My heavenly Father knows what I need. He knows the needs of the robins, too, and of the old lady and the child on the bus. And even though the words still sting as much as they heal, I will continue to turn back to them. Even though I thought I found the kingdom, and now feel like it is lost, still, I will continue to seek.

 

 

 

3 comments on “Consider the birds of the air

  1. Although you are walking through a dark time, you are looking in all the light places. Your words are encouraging to this fellow blizzard-zone dweller.

    Liked by 1 person

  2. taracope says:

    Encouraging and relatable. Great men and women of God go through the “Dark Night of the Soul” and come out with stronger faith than ever.

    Some of the most humbling times are those in which I want to save others and am forced to first accept help myself. I would much rather be the one giving the help, but that too can come from a place of pride. Receiving takes humility, and for some of us may be a greater sacrifice than giving our most prized possession. Humility is a beautiful place for God to have us.

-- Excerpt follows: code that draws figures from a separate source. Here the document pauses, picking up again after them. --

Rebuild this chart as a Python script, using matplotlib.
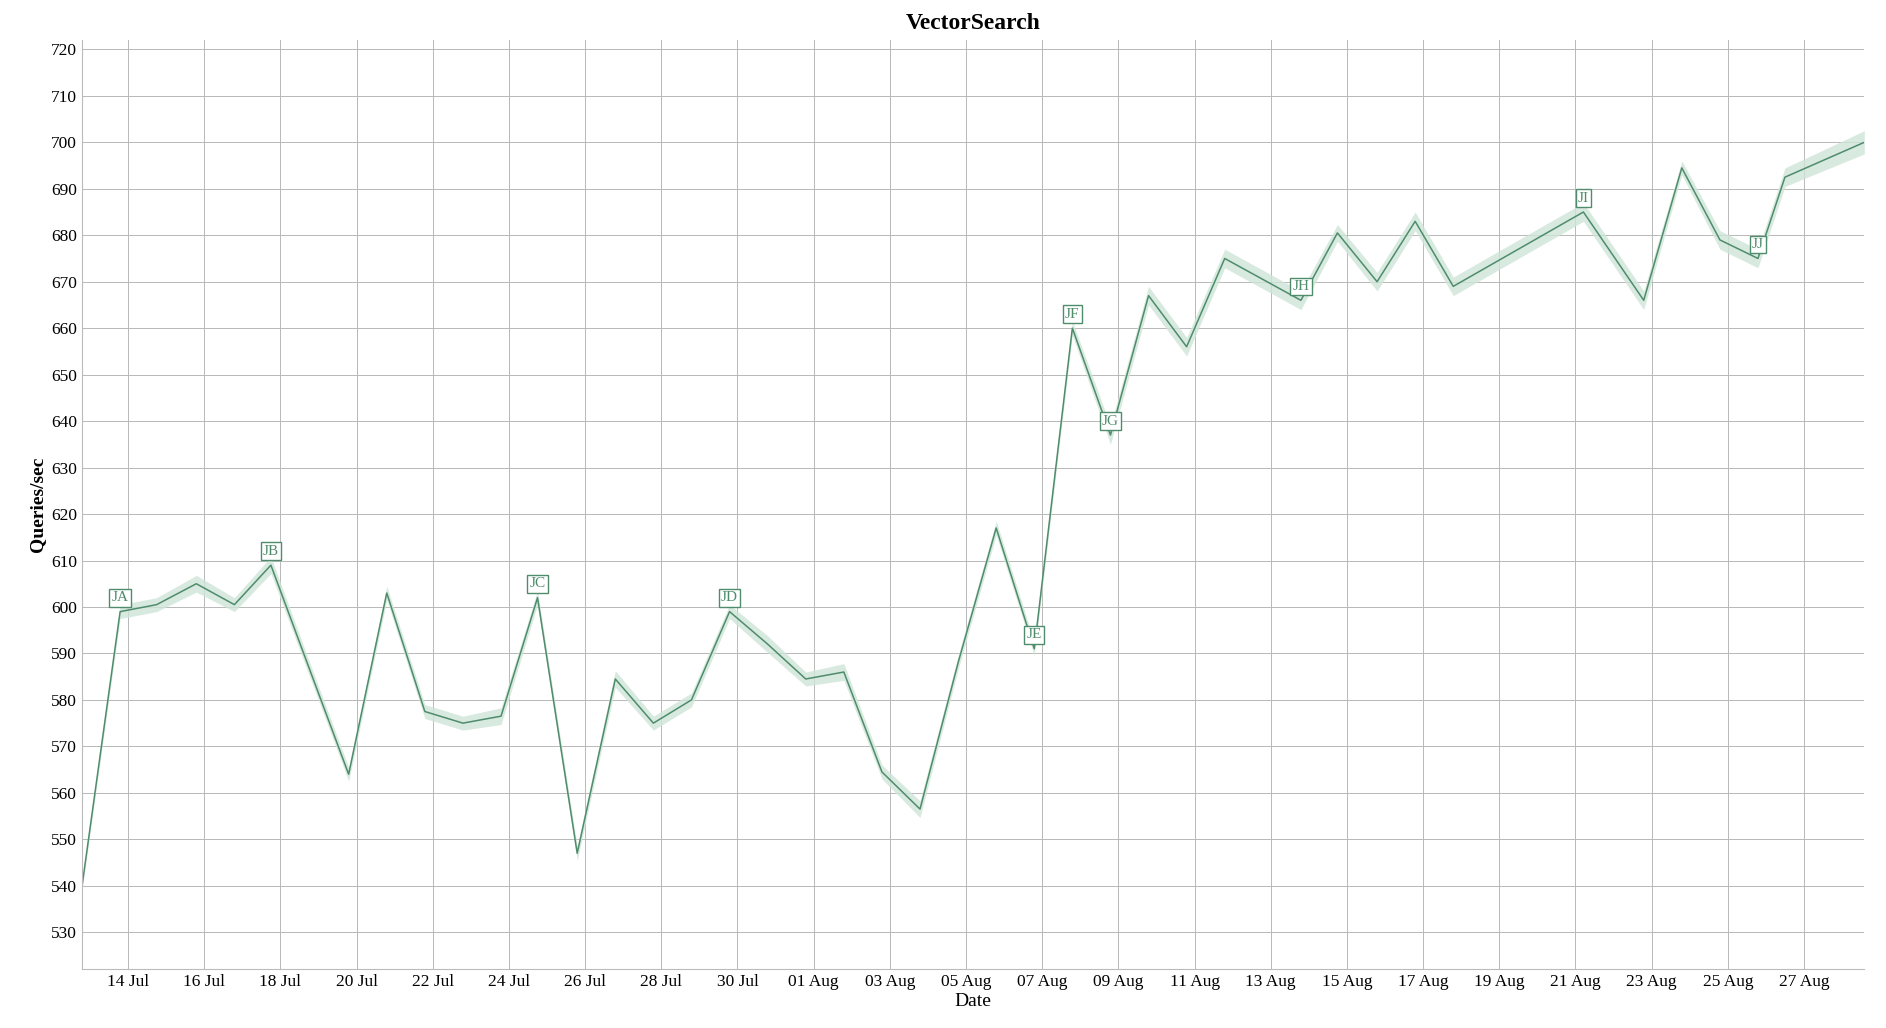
import matplotlib
matplotlib.use("Agg")
import matplotlib.pyplot as plt
import matplotlib.dates as mdates
import matplotlib.ticker as mticker
import numpy as np
import pandas as pd

dates = ["2023-07-12 19:00","2023-07-13 19:00","2023-07-14 18:00","2023-07-15 19:00","2023-07-16 19:00",
         "2023-07-17 18:00","2023-07-18 19:00","2023-07-19 19:00","2023-07-20 19:00","2023-07-21 19:00",
         "2023-07-22 19:00","2023-07-23 19:00","2023-07-24 18:00","2023-07-25 19:00","2023-07-26 19:00",
         "2023-07-27 19:00","2023-07-28 19:00","2023-07-29 19:00","2023-07-30 19:00","2023-07-31 19:00",
         "2023-08-01 19:00","2023-08-02 19:00","2023-08-03 19:00","2023-08-04 19:00","2023-08-05 19:00",
         "2023-08-06 19:00","2023-08-07 19:00","2023-08-08 19:00","2023-08-09 19:00","2023-08-10 19:00",
         "2023-08-11 19:00","2023-08-12 19:00","2023-08-13 19:00","2023-08-14 18:00","2023-08-15 19:00",
         "2023-08-16 19:00","2023-08-17 19:00","2023-08-21 05:00","2023-08-22 19:00","2023-08-23 19:00",
         "2023-08-24 19:00","2023-08-25 19:00","2023-08-26 12:00","2023-08-28 14:00"]
qps = [540, 599, 600.5, 605, 600.5,
       609, 586, 564, 603, 577.5,
       575, 576.5, 602, 547, 584.5,
       575, 580, 599, 592, 584.5,
       586, 564.5, 556.5, 588, 617,
       591, 660, 637, 667, 656,
       675, 670.5, 666, 680.5, 670,
       683, 669, 685, 666, 694.5,
       679, 675, 692.5, 700]
band = [1.0, 1.5, 1.5, 1.8, 1.5,
        1.8, 1.5, 1.5, 1.5, 1.5,
        1.5, 1.8, 1.5, 1.5, 1.8,
        1.5, 1.5, 1.5, 1.8, 1.5,
        1.8, 1.5, 1.8, 1.5, 1.5,
        1.5, 1.5, 2.0, 2.0, 2.0,
        2.0, 2.0, 2.0, 1.8, 2.0,
        2.0, 2.0, 2.0, 2.0, 1.5,
        2.0, 2.0, 2.0, 2.5]
labels = {"JA": 1, "JB": 5, "JC": 12, "JD": 17, "JE": 25, "JF": 26, "JG": 27, "JH": 32, "JI": 37, "JJ": 41}
tick_dates = pd.date_range("2023-07-14", "2023-08-27", freq="2D")

x = pd.to_datetime(dates)
y = np.array(qps); b = np.array(band)

plt.rcParams['font.family'] = ['Liberation Serif', 'DejaVu Serif']
fig = plt.figure(figsize=(18.86, 10.28), dpi=100)
ax = fig.add_axes([0.0435, 0.057, 0.945, 0.904])
col = "#4e8c6c"
ax.fill_between(x, y - b, y + b, color="#cfe5d8", alpha=0.8, lw=0)
ax.plot(x, y, color=col, lw=1.1)
for name, i in labels.items():
    ax.annotate(name, (x[i], y[i]), xytext=(0, 10), textcoords="offset points", ha="center", va="center",
                fontsize=11, color=col,
                bbox=dict(boxstyle="square,pad=0.15", fc="white", ec=col, lw=1))

ax.set_xlim(pd.Timestamp("2023-07-12 19:00"), pd.Timestamp("2023-08-28 14:00"))
ax.set_ylim(522, 722)
ax.set_yticks(np.arange(530, 721, 10))
ax.xaxis.set_major_locator(mticker.FixedLocator(mdates.date2num(tick_dates)))
ax.xaxis.set_major_formatter(mdates.DateFormatter("%d %b"))
ax.grid(which="major", color="#b8b8b8", lw=0.7)
ax.set_axisbelow(True)
for s in ["top", "right"]:
    ax.spines[s].set_visible(False)
ax.spines["left"].set_color("#bbbbbb"); ax.spines["bottom"].set_color("#bbbbbb")
ax.tick_params(which="both", length=0, labelsize=12.5)
ax.set_title("VectorSearch", fontsize=17, fontweight="bold", pad=8)
ax.set_xlabel("Date", fontsize=14, labelpad=2)
ax.set_ylabel("Queries/sec", fontsize=14, fontweight="bold")
fig.savefig("out.png")
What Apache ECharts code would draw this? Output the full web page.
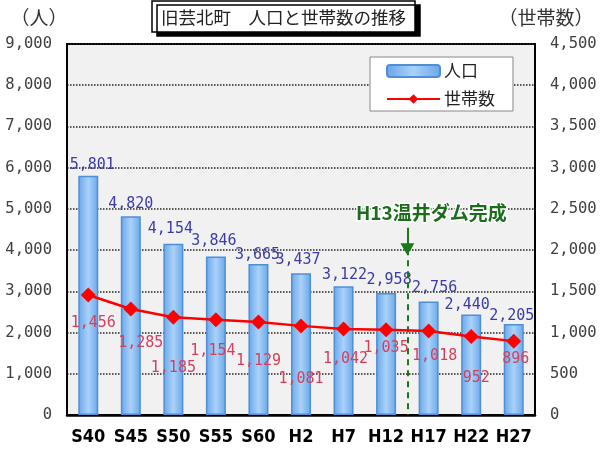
<!DOCTYPE html>
<html>
<head>
<meta charset="utf-8">
<script src="https://cdn.jsdelivr.net/npm/echarts@6/dist/echarts.min.js"></script>
<style>html,body{margin:0;padding:0;background:#fff;}#chart{width:606px;height:449px;}</style>
</head>
<body>
<div id="chart"></div>
<script>
// ---- data ----
const categories = ['S40','S45','S50','S55','S60','H2','H7','H12','H17','H22','H27'];
const population = [5801,4820,4154,3846,3665,3437,3122,2958,2756,2440,2205];
const households = [1456,1285,1185,1154,1129,1081,1042,1035,1018,952,896];
const leftTicks = [0,1000,2000,3000,4000,5000,6000,7000,8000,9000];
const rightTicks = [0,500,1000,1500,2000,2500,3000,3500,4000,4500];
const damEventPosition = 7.5;          // between H12 and H17
const damEventText = 'H13温井ダム完成';
const titleText = '旧芸北町　人口と世帯数の推移';

// ---- layout (label nudges, not data) ----
const popLabelOffset = [[4,2],[0,0],[-3,-2],[-2,-3],[-1,4],[-3,-1],[1,1],[3,0],[6,-1],[-4,3],[-2,5]];
const hhLabelOffset = [[5,13],[10,19],[0,36],[-3,16],[0,24],[0,38],[2,15],[0,3],[6,10],[5,27],[2,3]];

const fmt = v => v.toLocaleString('en-US');
const CJK = "'Noto Sans CJK JP', sans-serif";
const MONO = "'DejaVu Sans Mono', monospace";

const chart = echarts.init(document.getElementById('chart'), null, {renderer:'canvas'});
chart.setOption({
  backgroundColor: '#ffffff',
  animation: false,
  title: {
    text: titleText,
    left: 152, top: 1,
    padding: [6, 9, 5, 9],
    borderColor: '#000', borderWidth: 1.5,
    backgroundColor: '#fff',
    shadowColor: '#000', shadowOffsetX: 5, shadowOffsetY: 4, shadowBlur: 0,
    textStyle: {fontFamily: CJK, fontSize: 17.5, fontWeight: 'normal', color: '#222', lineHeight: 20}
  },
  legend: {
    data: ['人口', '世帯数'],
    orient: 'vertical',
    left: 370, top: 57,
    padding: [4, 18, 2, 16],
    itemGap: 8,
    itemWidth: 53, itemHeight: 12,
    backgroundColor: '#fff',
    borderColor: '#888', borderWidth: 1,
    textStyle: {fontFamily: CJK, fontSize: 17, color: '#222', lineHeight: 20, padding: [0,0,0,-1]}
  },
  grid: {
    left: 67, right: 71, top: 44, bottom: 34,
    containLabel: false, outerBoundsMode: 'none',
    show: true, backgroundColor: '#f1f1f1', borderColor: '#000', borderWidth: 2
  },
  xAxis: [
    {
      type: 'category', data: categories,
      axisLine: {onZero: false, lineStyle: {color: '#000', width: 2.5}},
      axisTick: {inside: true, length: 5, lineStyle: {color: '#000', width: 1}},
      axisLabel: {interval: 0, margin: 13, color: '#000', fontFamily: "'Liberation Sans Narrow', 'DejaVu Sans Condensed', sans-serif",
        fontWeight: 'bold', fontSize: 18}
    },
    {
      type: 'value', min: -0.5, max: categories.length - 0.5, show: false,
      axisLine: {onZero: false}
    }
  ],
  yAxis: [
    {
      type: 'value', min: leftTicks[0], max: leftTicks[leftTicks.length-1], interval: leftTicks[1]-leftTicks[0],
      name: '（人）', nameLocation: 'end', nameGap: 17,
      nameTextStyle: {fontFamily: CJK, fontSize: 19, color: '#333', padding: [0, 56, 0, 0]},
      axisLine: {show: true, onZero: false, lineStyle: {color: '#000', width: 2}},
      axisTick: {show: false},
      axisLabel: {margin: 15, color: '#404040', fontFamily: MONO, fontSize: 15.5, formatter: fmt},
      splitLine: {show: true, lineStyle: {color: '#222', type: 'dotted', width: 1.5}}
    },
    {
      type: 'value', min: rightTicks[0], max: rightTicks[rightTicks.length-1], interval: rightTicks[1]-rightTicks[0],
      name: '（世帯数）', nameLocation: 'end', nameGap: 17,
      nameTextStyle: {fontFamily: CJK, fontSize: 19, color: '#333', padding: [0, 0, 0, 22]},
      axisLine: {show: true, onZero: false, lineStyle: {color: '#000', width: 2}},
      axisTick: {show: false},
      axisLabel: {margin: 15, color: '#404040', fontFamily: MONO, fontSize: 15.5, formatter: fmt},
      splitLine: {show: false}
    }
  ],
  series: [
    {
      name: '人口', type: 'bar', yAxisIndex: 0, barWidth: 20, z: 2,
      data: population.map((v, i) => ({value: v, label: {offset: popLabelOffset[i]}})),
      itemStyle: {
        color: new echarts.graphic.LinearGradient(0, 0, 1, 0, [
          {offset: 0, color: '#6aa6e8'}, {offset: 0.5, color: '#a9d2fa'}, {offset: 1, color: '#6aa6e8'}
        ]),
        borderColor: '#4f8fd8', borderWidth: 1.5
      },
      label: {show: true, position: 'top', distance: 5, color: '#3c3ca8', fontFamily: MONO, fontSize: 15, formatter: p => fmt(p.value)}
    },
    {
      name: '世帯数', type: 'line', yAxisIndex: 1, z: 5,
      data: households.map((v, i) => ({value: v, label: {offset: hhLabelOffset[i]}})),
      symbol: 'diamond', symbolSize: 15,
      lineStyle: {color: '#ff0000', width: 2.5},
      itemStyle: {color: '#ff0000'},
      label: {show: true, position: 'bottom', distance: 0, color: '#d4405c', fontFamily: MONO, fontSize: 15, formatter: p => fmt(p.value)}
    },
    {
      name: 'dam-arrow', type: 'scatter', xAxisIndex: 1, yAxisIndex: 0, data: [], z: 6,
      markLine: {
        silent: true, animation: false,
        symbol: ['none', 'triangle'], symbolSize: [14, 12], symbolRotate: 180,
        lineStyle: {color: '#1a7a1a', width: 2, type: 'solid'},
        label: {
          show: true, position: 'start', distance: 6, formatter: damEventText,
          fontFamily: CJK, fontWeight: 'bold', fontSize: 19, color: '#1a6e1a',
          textBorderColor: '#fff', textBorderWidth: 3, padding: [0, 0, 0, 48]
        },
        data: [[{coord: [damEventPosition, 4540]}, {coord: [damEventPosition, 4020]}]]
      }
    },
    {
      name: 'dam-line', type: 'scatter', xAxisIndex: 1, yAxisIndex: 0, data: [], z: 6,
      markLine: {
        silent: true, animation: false,
        symbol: ['none', 'none'],
        lineStyle: {color: '#1a7a1a', width: 2, type: [6, 5]},
        label: {show: false},
        data: [[{coord: [damEventPosition, 4020]}, {coord: [damEventPosition, 0]}]]
      }
    }
  ]
});
</script>
</body>
</html>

It sounds as if you are doing a beautiful work of just “being” in that place of openness.

    God bless angels with snow blowers and kind hearts…

    Liked by 1 person

  3. Thank you for the honesty with which you wrote this. I love that you allow yourself to write in such a way that makes it easy for others, like myself, that struggle with similar issues, to be able to relate and find courage and inspiration in this.